Polski ksiądz stracił zezwolenie na pracę na Białorusi (zdjęcie poglądowe)
Polski ksiądz stracił zezwolenie na pracę na Białorusi (zdjęcie poglądowe) 123rf.com/Paweł Horosiewicz/zdjęcie seryjne
Reklama.
Do 30 kwietnia michalita Krzysztof Poświata musi opuścić Białoruś –podaje serwis Catholic.by. Formalną przyczyną odmowy przedłużenia zezwolenia o pracę jest trzykrotne przekroczenie prędkości na drodze.
Sposobem w jaki został potraktowany polski duchowny zbulwersowany jest jego przełożony, abp Tadeusz Kondrusiewicz. Zwierzchnik białoruskich katolików zauważył, że białoruskie przepisy pozwalają odmówić przyznania wizy już w przypadku dwukrotnego naruszenia przepisów. Obowiązują jednak tylko w przypadku osób prowadzących działalność religijną. Jeśli chodzi o resztę obcokrajowców, powodem odmowy może być dopiero 5-krotne naruszenie.

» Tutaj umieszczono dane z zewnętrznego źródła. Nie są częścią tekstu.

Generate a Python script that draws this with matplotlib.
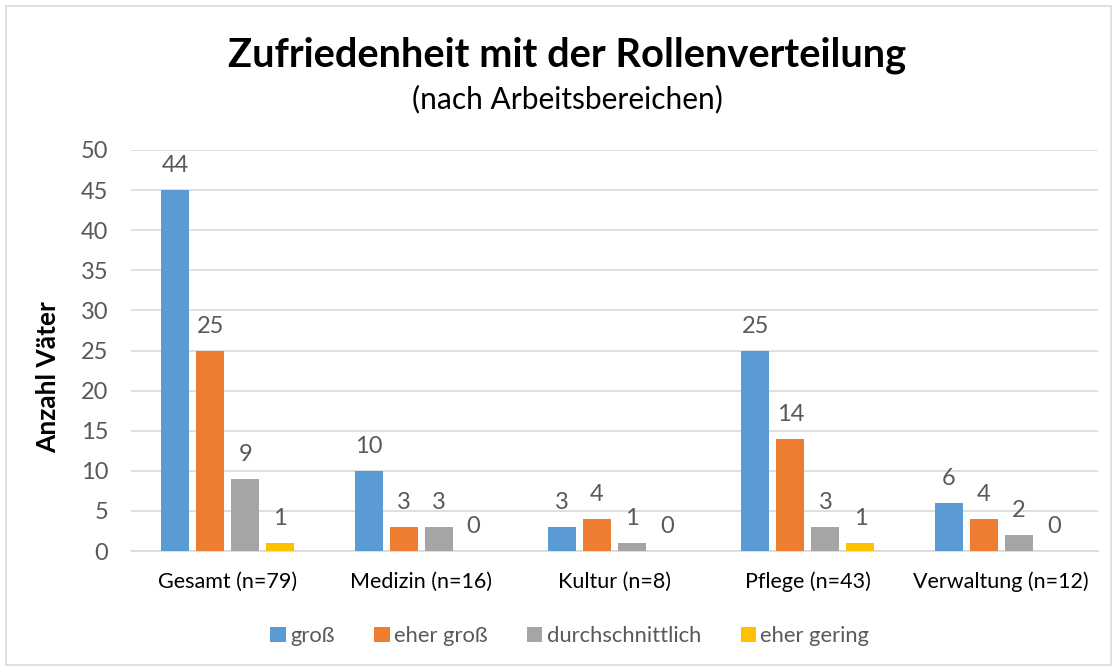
import matplotlib
matplotlib.use("Agg")
import matplotlib.pyplot as plt
import numpy as np
from matplotlib.patches import Rectangle

categories = ["Gesamt (n=79)", "Medizin (n=16)", "Kultur (n=8)", "Pflege (n=43)", "Verwaltung (n=12)"]
series_names = ["groß", "eher groß", "durchschnittlich", "eher gering"]
gross = [45, 10, 3, 25, 6]
eher_gross = [25, 3, 4, 14, 4]
durchschnittlich = [9, 3, 1, 3, 2]
eher_gering = [1, 0, 0, 1, 0]
# data labels as printed in the chart
label_gross = ["44", "10", "3", "25", "6"]
label_eher_gross = ["25", "3", "4", "14", "4"]
label_durchschnittlich = ["9", "3", "1", "3", "2"]
label_eher_gering = ["1", "0", "0", "1", "0"]
yticks = [0, 5, 10, 15, 20, 25, 30, 35, 40, 45, 50]

colors = ["#5B9BD5", "#ED7D31", "#A5A5A5", "#FFC000"]
FONT = ["Lato", "DejaVu Sans"]
plt.rcParams["font.family"] = FONT
TXT = "#595959"

fig = plt.figure(figsize=(11.17, 6.71), dpi=100)
W, H = 1117, 671
ax = fig.add_axes([131 / W, 1 - 551 / H, (1098 - 131) / W, (551 - 150) / H])

x = np.arange(len(categories))
series = [gross, eher_gross, durchschnittlich, eher_gering]
labels = [label_gross, label_eher_gross, label_durchschnittlich, label_eher_gering]
bw = 0.145
step = 0.181
for i, (vals, labs) in enumerate(zip(series, labels)):
    pos = x + (i - 1.5) * step
    ax.bar(pos, vals, width=bw, color=colors[i], label=series_names[i], zorder=3)
    for p, v, t in zip(pos, vals, labs):
        ax.annotate(t, (p, v), xytext=(0, 10), textcoords="offset points",
                    ha="center", va="bottom", fontsize=17, color=TXT)

ax.set_xlim(-0.5, len(categories) - 0.5)
ax.set_ylim(0, 50)
ax.set_yticks(yticks)
ax.set_xticks(x)
ax.set_xticklabels(categories, fontsize=15.5, color="#000000")
ax.tick_params(axis="y", labelsize=17, labelcolor=TXT, length=0, pad=16.5)
ax.tick_params(axis="x", length=0, pad=15)
ax.grid(axis="y", color="#D9D9D9", linewidth=1.2, zorder=0)
for s in ["top", "right", "left"]:
    ax.spines[s].set_visible(False)
ax.spines["bottom"].set_color("#D9D9D9")
ax.spines["bottom"].set_linewidth(1.2)

fig.text(48 / W, 1 - 377 / H, "Anzahl Väter", rotation=90, fontsize=19, fontweight="bold",
         ha="center", va="center", color="#000000")
fig.text(567 / W, 1 - 55 / H, "Zufriedenheit mit der Rollenverteilung", fontsize=28.7,
         fontweight="bold", ha="center", va="center", color="#000000")
fig.text(567 / W, 1 - 99 / H, "(nach Arbeitsbereichen)", fontsize=21.5,
         ha="center", va="center", color="#000000")

fig.legend(loc="center", bbox_to_anchor=(570 / W, 1 - 636 / H), ncol=4, frameon=False,
           fontsize=15.8, handlelength=0.7, handleheight=0.7, handletextpad=0.2,
           columnspacing=1.8, labelcolor=TXT)

fig.patches.append(Rectangle((6 / W, 6 / H), (1111 - 6) / W, (665 - 6) / H,
                             transform=fig.transFigure, fill=False, edgecolor="#D9D9D9",
                             linewidth=1.2))

fig.savefig("out.png", dpi=100)
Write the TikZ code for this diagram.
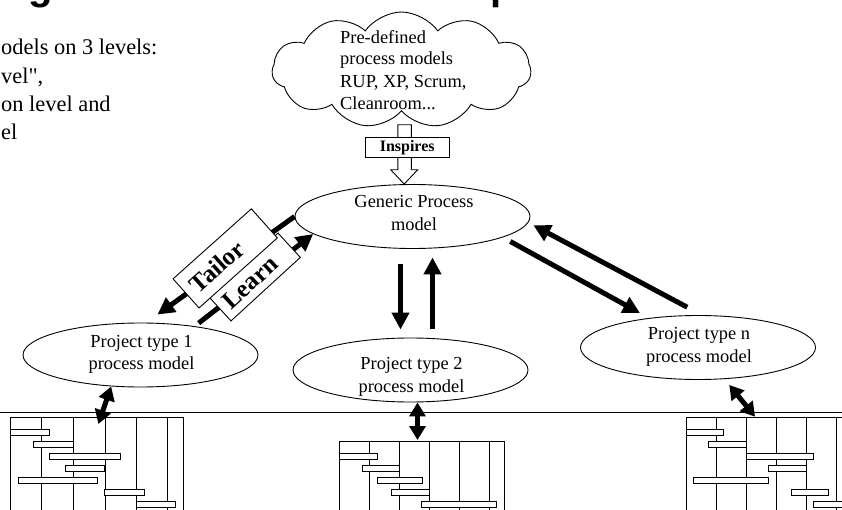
\documentclass[tikz,border=0pt]{standalone}
\usepackage{fontspec}
\setmainfont{Liberation Serif}
\newfontfamily\headsans{Liberation Sans}
\usetikzlibrary{arrows.meta,shapes.geometric,shapes.symbols}

\newcommand\straightquote{\XeTeXglyph\XeTeXglyphindex "quotedbl"\relax}

\tikzset{
  procmodel/.style={ellipse, draw, line width=0.9pt, minimum width=235pt, minimum height=64pt, inner sep=0pt},
  txt/.style={anchor=base, inner sep=0pt, font=\fontsize{18.4}{22}\selectfont},
  lefttxt/.style={anchor=base west, inner sep=0pt, font=\fontsize{22.4}{28}\selectfont},
  headglyph/.style={anchor=base west, inner sep=0pt, font=\headsans\bfseries\fontsize{40}{40}\selectfont},
  fatarrow/.style={line width=5pt, -{Triangle[length=17pt,width=17pt]}},
  dblarrow/.style={line width=5pt, {Triangle[length=14pt,width=16pt]}-{Triangle[length=14pt,width=16pt]}},
  rotbox/.style={draw, fill=white, line width=0.9pt, inner sep=0pt},
  rottxt/.style={inner sep=0pt, font=\bfseries\fontsize{25}{25}\selectfont},
  chartline/.style={line width=1pt},
  bar/.style={draw, fill=white, line width=1pt}
}

\begin{document}
\begin{tikzpicture}[x=1pt,y=-1pt]
\useasboundingbox (0,0) rectangle (842,510);
\clip (0,0) rectangle (842,510);

% heading letters cut by the top edge
\node[headglyph] (hg) at (28.4,0) {g};
\node[headglyph] (hp) at (490.4,0) {p};

% bullet text on the left
\node[lefttxt] (l1) at (1,55) {odels on 3 levels:};
\node[lefttxt] (l2) at (1,83.3) {vel\straightquote,};
\node[lefttxt] (l3) at (1,111.7) {on level and};
\node[lefttxt] (l4) at (1,140) {el};

% process model ellipses
\node[procmodel] (gen) at (412.5,216.5) {};
\node[procmodel] (pt1) at (140.5,355) {};
\node[procmodel] (pt2) at (410.5,370) {};
\node[procmodel] (ptn) at (698,347.5) {};

\node[txt] (gent1) at (414,207.3) {Generic Process};
\node[txt] (gent2) at (414,230.7) {model};
\node[txt] (pt1t1) at (141.5,347.3) {Project type 1};
\node[txt] (pt1t2) at (141.5,369) {process model};
\node[txt] (pt2t1) at (411.5,369.3) {Project type 2};
\node[txt] (pt2t2) at (411.5,392.7) {process model};
\node[txt] (ptnt1) at (699,339.3) {Project type n};
\node[txt] (ptnt2) at (699,362.7) {process model};

% hollow "inspires" arrow, its top tucked under the cloud
\draw[line width=0.9pt, fill=white] ([xshift=-8.3pt]gen.north) -- ++(-13.5,-14.3) -- ++(7.2,0) -- ++(0,-45)
  -- ++(13.4,0) -- ++(0,45) -- ++(6.4,0) -- cycle;

% cloud of predefined models
\node[cloud, draw, fill=white, line width=0.9pt, cloud puffs=11, cloud puff arc=110, cloud ignores aspect,
      minimum width=259pt, minimum height=116pt, inner sep=0pt] (cloud) at (401.5,70) {};
\node[txt, anchor=base west] (c1) at (340,43.3) {Pre-defined};
\node[txt, anchor=base west] (c2) at (340,65) {process models};
\node[txt, anchor=base west] (c3) at (340,87.3) {RUP, XP, Scrum,};
\node[txt, anchor=base west] (c4) at (340,110) {Cleanroom...};

\node[draw, fill=white, line width=0.9pt, minimum width=84.3pt, minimum height=20.4pt, inner sep=0pt,
      font=\bfseries\fontsize{16}{16}\selectfont] (insp) at (407.2,147.5) {Inspires};

% learn / tailor between generic model and type 1
\draw[fatarrow, shorten <=5pt] (pt1.28.8) -- (gen.190);
\node[rotbox, rotate=42.5, minimum width=94pt, minimum height=33pt] (learnbox) at (254.5,277) {};
\node[rottxt, rotate=42.5] (learntxt) at (250,282.3) {Learn};
\draw[fatarrow, shorten >=13.8pt] (gen.west) -- (pt1.80.6);
\node[rotbox, rotate=41.8, minimum width=105pt, minimum height=39pt] (tailorbox) at (225.2,258.4) {};
\node[rottxt, rotate=41.8] (tailortxt) at (216.7,266.7) {Tailor};

% generic model <-> type 2
\draw[fatarrow, shorten <=15pt, shorten >=8pt] ([xshift=-12pt]gen.south) -- ([xshift=-10pt]pt2.north);
\draw[fatarrow, shorten <=8.5pt, shorten >=8.5pt] ([xshift=22pt]pt2.north) -- ([xshift=20pt]gen.south);

% generic model <-> type n
\draw[fatarrow, shorten <=8.5pt, shorten >=10.2pt] (gen.-13.4) -- (ptn.149.7);
\draw[fatarrow, shorten <=16.7pt, shorten >=5.7pt] (ptn.83.85) -- (gen.-3.8);

% separator line
\draw[line width=1pt] (0,412.5) -- (842,412.5);

% project plans
\coordinate (g1hook) at (98.3,424);
\coordinate (g2hook) at (417.5,440);
\coordinate (g3hook) at (755,416.7);

% plan 1
\draw[chartline] (10.3,520) -- (10.3,417.3) -- (183.3,417.3) -- (183.3,520);
\foreach \x in {41.7,73.3,105,136.7,167.7} \draw[chartline] (\x,417.3) -- (\x,520);
\foreach \a/\b/\y in {10.3/49.3/429.7, 33.7/73/441.7, 49.3/120.3/453.3, 65.3/104.3/465.3,
                      18/97/477.3, 104.7/144.3/489.3, 136.3/175.7/501.3}
  \draw[bar] (\a,\y) rectangle (\b,\y+6);

% plan 2
\draw[chartline] (339.3,520) -- (339.3,441.7) -- (504,441.7) -- (504,520);
\foreach \x in {369.3,399.3,429.3,459.3,489.3} \draw[chartline] (\x,441.7) -- (\x,520);
\foreach \a/\b/\y in {339.3/377.3/453.3, 362/399/465.3, 377/422/477.3, 391.7/429/489.3, 421.7/496.7/501.3}
  \draw[bar] (\a,\y) rectangle (\b,\y+6);

% plan n
\draw[chartline] (686,520) -- (686,417.3) -- (851,417.3) -- (851,520);
\foreach \x in {716,746,776,806,836} \draw[chartline] (\x,417.3) -- (\x,520);
\foreach \a/\b/\y in {686/723.3/429.7, 708.7/746/441.7, 746/813.3/453.3, 768.7/806/465.3,
                      693.7/768.3/477.3, 791/828.3/489.3, 813.3/851/501.3}
  \draw[bar] (\a,\y) rectangle (\b,\y+6);

% models <-> plans
\draw[dblarrow] (pt1.227.8) -- (g1hook);
\draw[dblarrow] ([xshift=7pt]pt2.south) -- (g2hook);
\draw[dblarrow, shorten <=7.5pt] (ptn.310.9) -- (g3hook);
\end{tikzpicture}
\end{document}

– Z tego wynika, że obcokrajowcy dzielą się na dwa rodzaje - zwykłych ludzi i duchownych. To prawdziwa dyskryminacja zagranicznych księży – mówi Kondrusiewicz.
Poświata pracował na Białorusi od 7 lat. W swojej parafii, w mieście Gatovo koło Mińska, nadzorował budowę nowego kościoła. Wskutek decyzji administracyjnej, jej zakończenia jednak nie doczeka.